Background and Introduction

wilderness forest
Throughout the eighteenth century, Wood Creek served as a fragile link connecting the eastward flowing waters of the Mohawk River with a series of westward flowing waterways leading to Oswego.

Its shallow, twisting channel ran 28 miles across a mosquito infested marshy lowland that lay west of Fort Stanwix; between what is now the City of Rome and Oneida Lake.

The margins of Wood Creek remained uninhabited, even by Native Americans, to the closing years of the 1700s, and the region through which it passed could rightly be described, until relatively recent times, as a "wilderness."

"We spent the night in scratching rather than in sleep for mosquitoes and small gnats are more numerous and troublesome along the banks of Wood Creek than any other part of the wilderness. We were obliged to send for water to a spring, which was known to the people on board our vessel, which was three miles away. This water, though bad in itself, was excellent in comparison with the muddy and stagnant water of Wood Creek, and with rum was drinkable."1 (1799)

But this tiny creek, wending its way sluggishly westward to Oneida Lake, remained a significant component of the inland waterway network that was the "Thruway" of its time; until the opening of the Erie Canal in 1825.

In the decades after the Revolution and before the turnpikes reached westward from the lower Mohawk Valley [c.1800], virtually all transport of any consequence through this region was conducted in small, flat-bottomed boats called "batteaux".

Based in the harbor at Schenectady, the eastern port for all inland shipping and commerce, such boats would be poled, rowed and sailed to the head of Mohawk River navigation at Fort Stanwix, interrupted by a one mile portage at Little Falls.

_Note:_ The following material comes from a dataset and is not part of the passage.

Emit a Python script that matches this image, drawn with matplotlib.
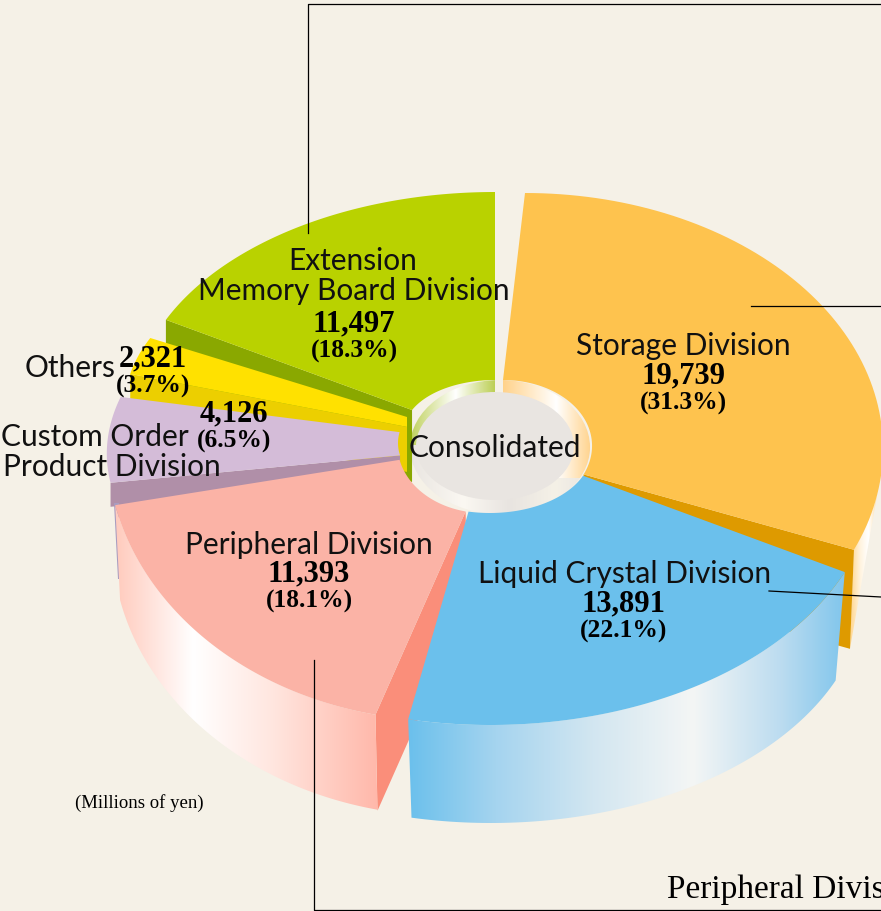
import matplotlib
matplotlib.use('Agg')
import matplotlib.pyplot as plt
import matplotlib.colors as mcolors
from matplotlib.patches import Polygon, Ellipse
import numpy as np

#chart data, clockwise from 12 o'clock
divisions = ['Storage', 'Liquid Crystal', 'Peripheral', 'Custom Order', 'Others', 'Extension']
sales = [19739, 13891, 11393, 4126, 2321, 11497]
percents = [31.3, 22.1, 18.1, 6.5, 3.7, 18.3]

#colors: top face, cut face
top_cols = ['#fec34e', '#6bc0ec', '#fbb3a6', '#d4bcd8', '#ffe100', '#b9d200']
cut_cols = ['#de9a00', '#6bc0ec', '#fa8e7a', '#b08fa8', '#eccf00', '#8aa800']

#ellipses per wedge (cx, cy, rx, ry, shear) in pixels, picture is drawn in a pixel axes
outer = [(523, 450, 360, 257, 2), (490, 475, 385, 250, 0), (448, 445, 341, 276, 0),
         (486, 437, 378, 210, 30), (411, 405, 286, 163, 0), (495, 409, 361, 217, 0)]
hub = [(500, 448, 92, 68, 3), (490, 452, 101, 61, 0), (484, 445, 86.5, 68, 0),
       (484, 443, 86, 57, 0), (407, 435.5, 0, 45, 0), (495, 431, 91, 51, 0)]

#angles come from the shares
shares = np.array(sales) / sum(sales) * 360
ends = np.cumsum(shares)
starts = ends - shares

#draw order counter, images would otherwise sit under all patches
z = [1]


def nextz():
    z[0] += 1
    return z[0]


def pts(ell, a, b, n=80):
    t = np.radians(np.linspace(a, b, n))
    cx, cy, rx, ry, sh = ell
    return np.column_stack([cx + rx * np.sin(t) + sh * np.cos(t), cy - ry * np.cos(t)])


def grad(ax, clip, x0, x1, y0, y1, cols, stops):
    #horizontal gradient clipped to a patch
    cm = mcolors.LinearSegmentedColormap.from_list('g', list(zip(stops, cols)))
    im = ax.imshow(np.linspace(0, 1, 256).reshape(1, -1), cmap=cm, extent=[x0, x1, y1, y0],
                   aspect='auto', interpolation='bilinear', zorder=nextz())
    ax.add_patch(clip)
    im.set_clip_path(clip)


def top_face(ax, i):
    xy = np.vstack([pts(outer[i], starts[i], ends[i]), pts(hub[i], ends[i], starts[i])])
    ax.add_patch(Polygon(xy, closed=True, fc=top_cols[i], ec='none', zorder=nextz()))


def cut_face(ax, i, ang, dx, depth):
    o = pts(outer[i], ang, ang, 1)[0]
    h = pts(hub[i], ang, ang, 1)[0]
    xy = [h, o, o + [dx, depth], h + [dx, depth]]
    ax.add_patch(Polygon(xy, closed=True, fc=cut_cols[i], ec='none', zorder=nextz()))


fig = plt.figure(figsize=(8.81, 9.11), dpi=100, facecolor='#f5f1e7')
ax = fig.add_axes([0, 0, 1, 1])

#hub ring
ring = (500, 447, 90, 67)
for ext, cols, stops in [
        ((408, 592, 445, 516), ['#e8e4e0', '#fbf8f2', '#e8e4e0', '#f5f1e7', '#e8e4e0'], [0, 0.3, 0.55, 0.8, 1]),
        ((503, 592, 375, 478), ['#ffd28a', '#ffffff', '#ffd28a'], [0, 0.6, 1]),
        ((408, 495, 375, 445), ['#bccf55', '#ffffff', '#bccf55'], [0, 0.55, 1])]:
    ell = Ellipse((ring[0], ring[1]), ring[2] * 2, ring[3] * 2, fc='none', ec='none')
    grad(ax, ell, ext[0], ext[1], ext[2], ext[3], cols, stops)
ax.add_patch(Ellipse((495, 446), 158, 108, fc='#e9e5e1', ec='none', zorder=nextz()))

#storage side and cut
arc = pts(outer[0], 100, ends[0], 20)
corner = arc[-1] + [-4, 99]
grad(ax, Polygon(np.vstack([arc, corner]), closed=True, fc='none', ec='none'), 850, 880, 480, 650,
     ['#ffd58c', '#fff4e0', '#ffffff', '#ffd58c'], [0, 0.35, 0.62, 1])
cut_face(ax, 0, ends[0], -4, 99)
top_face(ax, 0)

#liquid crystal
low = pts((491, 590, 374, 233, 0), starts[1], ends[1])
up = pts(outer[1], starts[1], ends[1])
cut_face(ax, 2, starts[2], 2, 96)
grad(ax, Polygon(np.vstack([up, low[::-1]]), closed=True, fc='none', ec='none'), 408, 847, 560, 830,
     ['#6bc0ec', '#a5d4ef', '#d2e6f1', '#f4f6f5', '#bcdcf0', '#7fc5ec'],
     [0, 0.2, 0.42, 0.65, 0.85, 1])
top_face(ax, 1)

#extension, others, custom stacked back to front
cut_face(ax, 5, starts[5], 0, 72)
top_face(ax, 5)
cut_face(ax, 4, starts[4], 0, 45)
top_face(ax, 4)
cut_face(ax, 3, starts[3], 0, 24)
top_face(ax, 3)

#custom outer side, only a sliver shows
sl = pts(outer[3], starts[3], starts[3], 1)[0]
ax.add_patch(Polygon([sl + [3, 20], sl + [8, 20], sl + [8, 96], sl + [7, 96]], closed=True,
                     fc='#a89cc0', ec='none', zorder=nextz()))

#peripheral
low = pts((449, 540, 337, 276, 0), starts[2], ends[2])
up = pts(outer[2], starts[2], ends[2])
grad(ax, Polygon(np.vstack([up, low[::-1]]), closed=True, fc='none', ec='none'), 113, 380, 500, 815,
     ['#ffc9bb', '#ffffff', '#ffe6df', '#ffb7a9'], [0, 0.3, 0.6, 1])
top_face(ax, 2)

ax.set_xlim(0, 881)
ax.set_ylim(911, 0)
ax.axis('off')

#leader lines
lz = nextz()
ax.plot([308, 308, 881], [233, 4, 4], color='k', lw=0.9, zorder=lz)
ax.plot([751, 881], [306, 306], color='k', lw=0.9, zorder=lz)
ax.plot([769, 881], [591, 597], color='k', lw=0.9, zorder=lz)
ax.plot([314, 314, 881], [660, 910, 910], color='k', lw=0.9, zorder=lz)

#labels
tz = nextz()
lab = dict(family='Lato', fontsize=21.5, ha='center', va='center', color='#111111', zorder=tz)
num = dict(family='Liberation Serif', fontweight='bold', fontsize=22, ha='center', va='center', color='k', zorder=tz)
pct = dict(family='Liberation Serif', fontweight='bold', fontsize=18.4, ha='center', va='center', color='k', zorder=tz)


def block(x, y, i):
    ax.text(x, y, f'{sales[i]:,}', **num)
    ax.text(x, y + 27, f'({percents[i]}%)', **pct)


ax.text(683, 346, divisions[0] + ' Division', **lab)
block(683, 376, 0)
ax.text(624.5, 574, divisions[1] + ' Division', **lab)
block(624, 604, 1)
ax.text(309, 545, divisions[2] + ' Division', **lab)
block(309, 574, 2)
ax.text(353, 261, divisions[5], **lab)
ax.text(354, 291, 'Memory Board Division', **lab)
block(354, 324, 5)
ax.text(70.5, 368, divisions[4], **lab)
block(153, 359, 4)
ax.text(95, 437, divisions[3], **lab)
ax.text(111.5, 467, 'Product Division', **lab)
block(234, 414, 3)
ax.text(494.5, 448, 'Consolidated', **lab)
ax.text(139.5, 803, '(Millions of yen)', family='Liberation Serif', fontsize=13.5, ha='center', va='center', zorder=tz)
ax.text(667, 890, 'Peripheral Division', family='Liberation Serif', fontsize=24, ha='left', va='center',
        clip_on=True, zorder=tz)

plt.savefig('out.png', dpi=100, facecolor=fig.get_facecolor())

On reaching the Fort, boats and cargo were again portaged over the Great Carrying Place [now Rome] which divided the eastern and western watersheds.

Having passed over the Carry, one faced hours of poling and dragging down Wood Creek to Oneida Lake, then a long row across that lake, at last entering the Oneida River and on to the Oswego River, which, after passage of the Oswego Falls [Fulton], one had reached the Great Lakes at Oswego.